-- START OF Raw data --

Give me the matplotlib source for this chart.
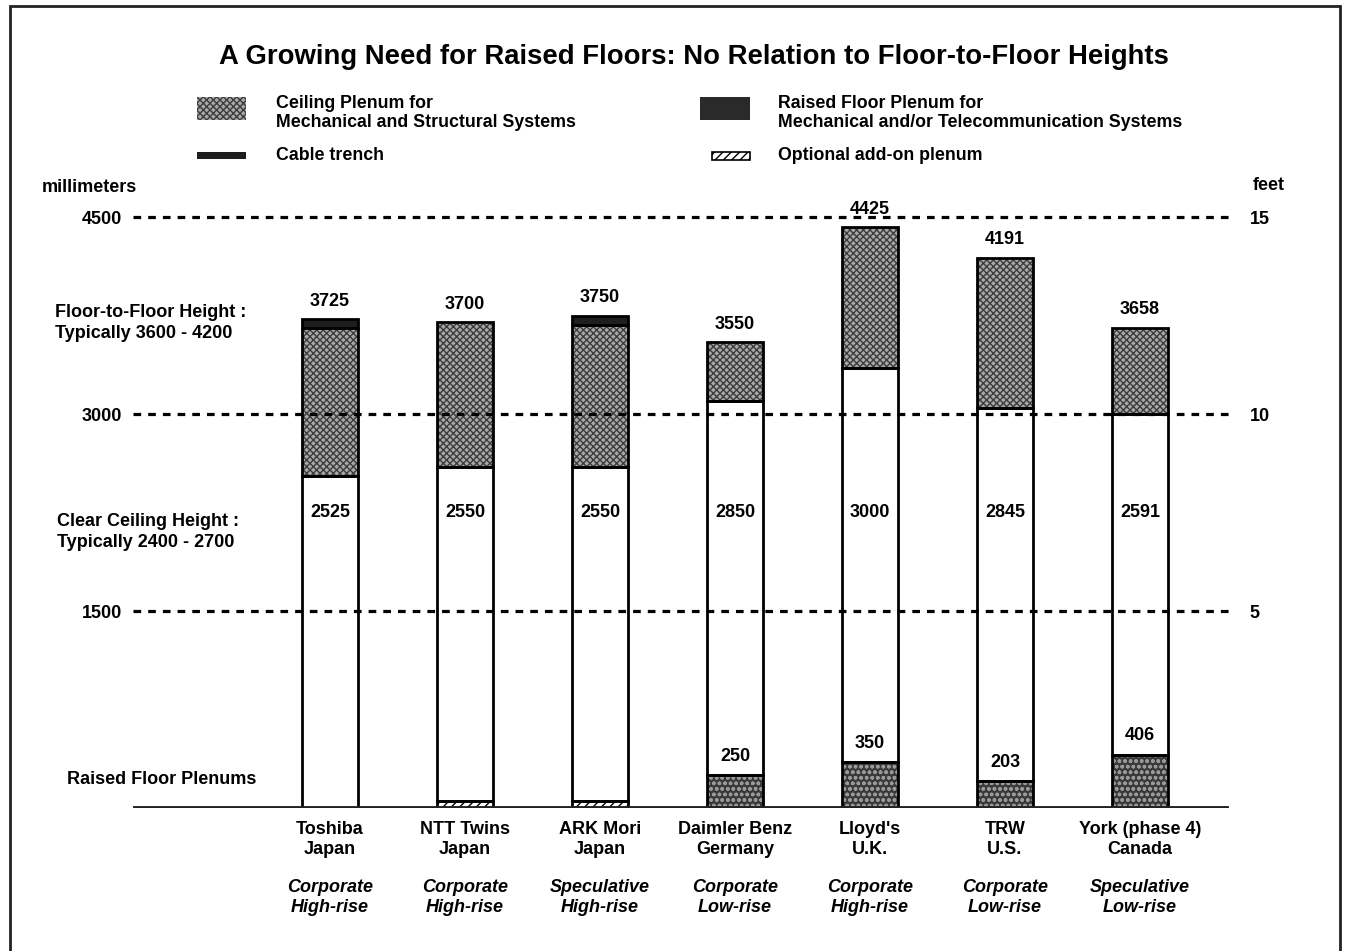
import numpy as np
import matplotlib
matplotlib.use("Agg")
import matplotlib.pyplot as plt
from matplotlib.patches import Rectangle

plt.rcParams['font.family'] = ['Liberation Sans', 'DejaVu Sans']
plt.rcParams['hatch.linewidth'] = 1.0

# data (mm)
buildings = ["Toshiba\nJapan", "NTT Twins\nJapan", "ARK Mori\nJapan", "Daimler Benz\nGermany",
             "Lloyd's\nU.K.", "TRW\nU.S.", "York (phase 4)\nCanada"]
building_types = ["Corporate\nHigh-rise", "Corporate\nHigh-rise", "Speculative\nHigh-rise",
                  "Corporate\nLow-rise", "Corporate\nHigh-rise", "Corporate\nLow-rise",
                  "Speculative\nLow-rise"]
floor_to_floor = [3725, 3700, 3750, 3550, 4425, 4191, 3658]
clear_height = [2525, 2550, 2550, 2850, 3000, 2845, 2591]
raised_floor = [0, 0, 0, 250, 350, 203, 406]
addon_plenum = [0, 50, 50, 0, 0, 0, 0]
cable_trench = [70, 0, 70, 0, 0, 0, 0]
mm_ticks = [1500, 3000, 4500]
feet_ticks = ["5", "10", "15"]

W, H = 1349, 951
fig = plt.figure(figsize=(W / 100, H / 100), dpi=100)


def fx(x):
    return x / W


def fy(y):
    return 1 - y / H


ax = fig.add_axes([fx(133), fy(808), fx(1233) - fx(133), 630.4 / H])
ax.set_ylim(0, 4800)
ax.set_xlim(-1.459, 6.689)
for s in ax.spines.values():
    s.set_visible(False)

x = np.arange(len(buildings))
ftf = np.array(floor_to_floor)
clear = np.array(clear_height)
raised = np.array(raised_floor)
addon = np.array(addon_plenum)
trench = np.array(cable_trench)
ceiling = ftf - raised - addon - clear - trench
bw = 0.41


def segment(bottom, height, face, hatch=None, hatch_col=None):
    ax.bar(x, height, bw, bottom=bottom, color=face, hatch=hatch,
           edgecolor=hatch_col if hatch else face, linewidth=0, zorder=2)
    mask = height > 0
    ax.bar(x[mask], height[mask], bw, bottom=bottom[mask], fill=False,
           edgecolor='black', linewidth=2, zorder=3)


b = np.zeros(len(x))
segment(b, raised, '#3a3a3a', 'ooo', '#9a9a9a')
b = b + raised
segment(b, addon, 'white', '////', 'black')
b = b + addon
segment(b, clear, 'white')
b = b + clear
segment(b, ceiling, '#a8a8a8', 'xxxxx', '#3c3c3c')
b = b + ceiling
segment(b, trench, '#1e1e1e')

# grid lines and baseline
for t in mm_ticks:
    ax.axhline(t, color='black', linestyle=(0, (2.4, 2.2)), linewidth=2.3, zorder=5)
ax.axhline(0, xmin=0.002, xmax=0.994, color='#222', linewidth=3.5, zorder=6)

# value labels
fs = 13
for i in range(len(x)):
    ax.text(x[i], ftf[i] + 70, str(ftf[i]), ha='center', va='bottom',
            fontsize=fs, fontweight='bold')
    ax.text(x[i], 2250, str(clear[i]), ha='center', va='center',
            fontsize=fs, fontweight='bold', zorder=7)
    if raised[i] > 0:
        ax.text(x[i], raised[i] + 80, str(raised[i]), ha='center', va='bottom',
                fontsize=fs, fontweight='bold', zorder=7)

ax.set_xticks([])
ax.set_yticks(mm_ticks)
ax.set_yticklabels([str(t) for t in mm_ticks], fontsize=fs, fontweight='bold')
ax.tick_params(axis='y', length=0, pad=8)
ax2 = ax.twinx()
ax2.set_ylim(ax.get_ylim())
for s in ax2.spines.values():
    s.set_visible(False)
ax2.set_yticks(mm_ticks)
ax2.set_yticklabels(feet_ticks, fontsize=fs, fontweight='bold')
ax2.tick_params(axis='y', length=0, pad=12)

# category labels
for i in range(len(x)):
    ax.text(x[i], -100, buildings[i], ha='center', va='top', fontsize=fs,
            fontweight='bold', linespacing=1.2)
    ax.text(x[i], -540, building_types[i], ha='center', va='top', fontsize=fs,
            fontweight='bold', style='italic', linespacing=1.2)

# title and side texts
fig.text(fx(694), fy(57), "A Growing Need for Raised Floors: No Relation to Floor-to-Floor Heights",
         ha='center', va='center', fontsize=19.8, fontweight='bold')
fig.text(fx(42), fy(187), "millimeters", ha='left', va='center', fontsize=fs, fontweight='bold')
fig.text(fx(1253), fy(185), "feet", ha='left', va='center', fontsize=fs, fontweight='bold')
fig.text(fx(55), fy(323), "Floor-to-Floor Height :\nTypically 3600 - 4200", ha='left',
         va='center', fontsize=fs, fontweight='bold', linespacing=1.3)
fig.text(fx(57), fy(532), "Clear Ceiling Height :\nTypically 2400 - 2700", ha='left',
         va='center', fontsize=fs, fontweight='bold', linespacing=1.3)
fig.text(fx(67), fy(780), "Raised Floor Plenums", ha='left', va='center', fontsize=fs,
         fontweight='bold')

# legend
def swatch(x0, y0, x1, y1, face, hatch=None, hcol=None):
    fig.add_artist(Rectangle((fx(x0), fy(y1)), fx(x1) - fx(x0), fy(y0) - fy(y1),
                             transform=fig.transFigure, facecolor=face, hatch=hatch,
                             edgecolor=hcol if hatch else face, linewidth=0))


lfs = 12.8
swatch(197, 97, 246, 120, '#a8a8a8', 'xxxxx', '#3c3c3c')
fig.text(fx(276), fy(113), "Ceiling Plenum for\nMechanical and Structural Systems",
         ha='left', va='center', fontsize=lfs, fontweight='bold', linespacing=1.1)
swatch(700, 97, 750, 120, '#2a2a2a')
fig.text(fx(778), fy(113), "Raised Floor Plenum for\nMechanical and/or Telecommunication Systems",
         ha='left', va='center', fontsize=lfs, fontweight='bold', linespacing=1.1)
swatch(197, 152, 246, 159, '#1e1e1e')
fig.text(fx(276), fy(155), "Cable trench", ha='left', va='center', fontsize=lfs,
         fontweight='bold')
swatch(712, 152, 750, 160, 'white', '////', 'black')
fig.add_artist(Rectangle((fx(712), fy(160)), fx(750) - fx(712), fy(152) - fy(160),
                         transform=fig.transFigure, fill=False, edgecolor='black',
                         linewidth=1.2))
fig.text(fx(778), fy(156), "Optional add-on plenum", ha='left', va='center', fontsize=lfs,
         fontweight='bold')

# page frame
fig.add_artist(Rectangle((fx(10), -0.05), fx(1340) - fx(10), fy(6) + 0.05,
                         transform=fig.transFigure, fill=False, edgecolor='#222',
                         linewidth=2))

plt.savefig("out.png", dpi=100)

-- END OF Raw data --

● **What you are asked to do**: Except for the pictures, print the data above exactly.

● **Full answer**:
Give me the matplotlib source for this chart.
import numpy as np
import matplotlib
matplotlib.use("Agg")
import matplotlib.pyplot as plt
from matplotlib.patches import Rectangle

plt.rcParams['font.family'] = ['Liberation Sans', 'DejaVu Sans']
plt.rcParams['hatch.linewidth'] = 1.0

# data (mm)
buildings = ["Toshiba\nJapan", "NTT Twins\nJapan", "ARK Mori\nJapan", "Daimler Benz\nGermany",
             "Lloyd's\nU.K.", "TRW\nU.S.", "York (phase 4)\nCanada"]
building_types = ["Corporate\nHigh-rise", "Corporate\nHigh-rise", "Speculative\nHigh-rise",
                  "Corporate\nLow-rise", "Corporate\nHigh-rise", "Corporate\nLow-rise",
                  "Speculative\nLow-rise"]
floor_to_floor = [3725, 3700, 3750, 3550, 4425, 4191, 3658]
clear_height = [2525, 2550, 2550, 2850, 3000, 2845, 2591]
raised_floor = [0, 0, 0, 250, 350, 203, 406]
addon_plenum = [0, 50, 50, 0, 0, 0, 0]
cable_trench = [70, 0, 70, 0, 0, 0, 0]
mm_ticks = [1500, 3000, 4500]
feet_ticks = ["5", "10", "15"]

W, H = 1349, 951
fig = plt.figure(figsize=(W / 100, H / 100), dpi=100)


def fx(x):
    return x / W


def fy(y):
    return 1 - y / H


ax = fig.add_axes([fx(133), fy(808), fx(1233) - fx(133), 630.4 / H])
ax.set_ylim(0, 4800)
ax.set_xlim(-1.459, 6.689)
for s in ax.spines.values():
    s.set_visible(False)

x = np.arange(len(buildings))
ftf = np.array(floor_to_floor)
clear = np.array(clear_height)
raised = np.array(raised_floor)
addon = np.array(addon_plenum)
trench = np.array(cable_trench)
ceiling = ftf - raised - addon - clear - trench
bw = 0.41


def segment(bottom, height, face, hatch=None, hatch_col=None):
    ax.bar(x, height, bw, bottom=bottom, color=face, hatch=hatch,
           edgecolor=hatch_col if hatch else face, linewidth=0, zorder=2)
    mask = height > 0
    ax.bar(x[mask], height[mask], bw, bottom=bottom[mask], fill=False,
           edgecolor='black', linewidth=2, zorder=3)


b = np.zeros(len(x))
segment(b, raised, '#3a3a3a', 'ooo', '#9a9a9a')
b = b + raised
segment(b, addon, 'white', '////', 'black')
b = b + addon
segment(b, clear, 'white')
b = b + clear
segment(b, ceiling, '#a8a8a8', 'xxxxx', '#3c3c3c')
b = b + ceiling
segment(b, trench, '#1e1e1e')

# grid lines and baseline
for t in mm_ticks:
    ax.axhline(t, color='black', linestyle=(0, (2.4, 2.2)), linewidth=2.3, zorder=5)
ax.axhline(0, xmin=0.002, xmax=0.994, color='#222', linewidth=3.5, zorder=6)

# value labels
fs = 13
for i in range(len(x)):
    ax.text(x[i], ftf[i] + 70, str(ftf[i]), ha='center', va='bottom',
            fontsize=fs, fontweight='bold')
    ax.text(x[i], 2250, str(clear[i]), ha='center', va='center',
            fontsize=fs, fontweight='bold', zorder=7)
    if raised[i] > 0:
        ax.text(x[i], raised[i] + 80, str(raised[i]), ha='center', va='bottom',
                fontsize=fs, fontweight='bold', zorder=7)

ax.set_xticks([])
ax.set_yticks(mm_ticks)
ax.set_yticklabels([str(t) for t in mm_ticks], fontsize=fs, fontweight='bold')
ax.tick_params(axis='y', length=0, pad=8)
ax2 = ax.twinx()
ax2.set_ylim(ax.get_ylim())
for s in ax2.spines.values():
    s.set_visible(False)
ax2.set_yticks(mm_ticks)
ax2.set_yticklabels(feet_ticks, fontsize=fs, fontweight='bold')
ax2.tick_params(axis='y', length=0, pad=12)

# category labels
for i in range(len(x)):
    ax.text(x[i], -100, buildings[i], ha='center', va='top', fontsize=fs,
            fontweight='bold', linespacing=1.2)
    ax.text(x[i], -540, building_types[i], ha='center', va='top', fontsize=fs,
            fontweight='bold', style='italic', linespacing=1.2)

# title and side texts
fig.text(fx(694), fy(57), "A Growing Need for Raised Floors: No Relation to Floor-to-Floor Heights",
         ha='center', va='center', fontsize=19.8, fontweight='bold')
fig.text(fx(42), fy(187), "millimeters", ha='left', va='center', fontsize=fs, fontweight='bold')
fig.text(fx(1253), fy(185), "feet", ha='left', va='center', fontsize=fs, fontweight='bold')
fig.text(fx(55), fy(323), "Floor-to-Floor Height :\nTypically 3600 - 4200", ha='left',
         va='center', fontsize=fs, fontweight='bold', linespacing=1.3)
fig.text(fx(57), fy(532), "Clear Ceiling Height :\nTypically 2400 - 2700", ha='left',
         va='center', fontsize=fs, fontweight='bold', linespacing=1.3)
fig.text(fx(67), fy(780), "Raised Floor Plenums", ha='left', va='center', fontsize=fs,
         fontweight='bold')

# legend
def swatch(x0, y0, x1, y1, face, hatch=None, hcol=None):
    fig.add_artist(Rectangle((fx(x0), fy(y1)), fx(x1) - fx(x0), fy(y0) - fy(y1),
                             transform=fig.transFigure, facecolor=face, hatch=hatch,
                             edgecolor=hcol if hatch else face, linewidth=0))


lfs = 12.8
swatch(197, 97, 246, 120, '#a8a8a8', 'xxxxx', '#3c3c3c')
fig.text(fx(276), fy(113), "Ceiling Plenum for\nMechanical and Structural Systems",
         ha='left', va='center', fontsize=lfs, fontweight='bold', linespacing=1.1)
swatch(700, 97, 750, 120, '#2a2a2a')
fig.text(fx(778), fy(113), "Raised Floor Plenum for\nMechanical and/or Telecommunication Systems",
         ha='left', va='center', fontsize=lfs, fontweight='bold', linespacing=1.1)
swatch(197, 152, 246, 159, '#1e1e1e')
fig.text(fx(276), fy(155), "Cable trench", ha='left', va='center', fontsize=lfs,
         fontweight='bold')
swatch(712, 152, 750, 160, 'white', '////', 'black')
fig.add_artist(Rectangle((fx(712), fy(160)), fx(750) - fx(712), fy(152) - fy(160),
                         transform=fig.transFigure, fill=False, edgecolor='black',
                         linewidth=1.2))
fig.text(fx(778), fy(156), "Optional add-on plenum", ha='left', va='center', fontsize=lfs,
         fontweight='bold')

# page frame
fig.add_artist(Rectangle((fx(10), -0.05), fx(1340) - fx(10), fy(6) + 0.05,
                         transform=fig.transFigure, fill=False, edgecolor='#222',
                         linewidth=2))

plt.savefig("out.png", dpi=100)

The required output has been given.